Mother loses contact after sabotaging reunification counselling with false abuse allegations: court

Judge called case an 'extreme case of resist and refusal dynamics'

Mother loses contact after sabotaging reunification counselling with false abuse allegations: court
Children need time with their parents despite divorce

In what Justice Heather McGee called an “extreme case of resist and refusal dynamics,” the Superior Court has granted a father primary care and decision-making responsibility over two children while suspending the mother’s parenting time for 90 days.

In S. v. A., 2021 ONSC 5976, the parents  separated in 2016 and sought a divorce and resolution of parenting issues.

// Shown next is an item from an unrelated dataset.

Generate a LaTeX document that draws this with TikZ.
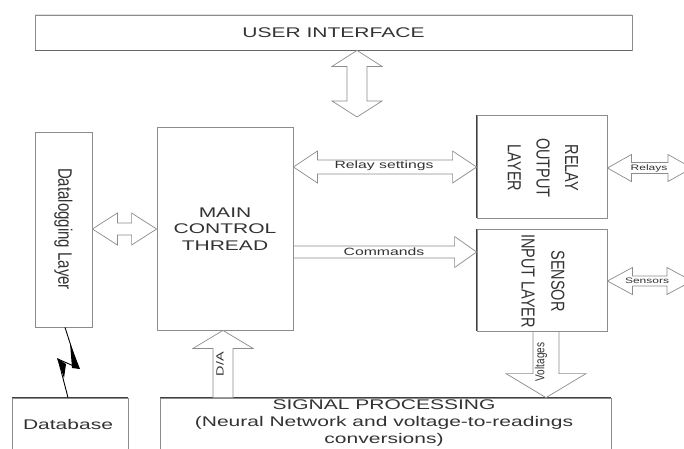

During litigation, the trial court found that the mother presented two parallel and competing narratives. On the one hand, she claimed that she wanted her sons to have a relationship with the father, consenting to orders for parenting schedules to normalize the father’s parenting time. On the other, she intentionally undermined these orders. She twice attempted to sabotage reunification counselling with allegations of sexual abuse against the father, which have been proven false. She had also encouraged her six-year-old son to accuse his father of sexually abusing his four-year-old brother.

In her decision, Justice McGee considered the four options set out in A.M. v. C.H., 2019 ONCA 764 when a parent is unwilling to support the development of a child’s relationship with the other parent. Of these options, she rejected three – doing nothing, leaving the children with the mother and ordering her to attend counselling, or providing a neutral transitional placement for the children.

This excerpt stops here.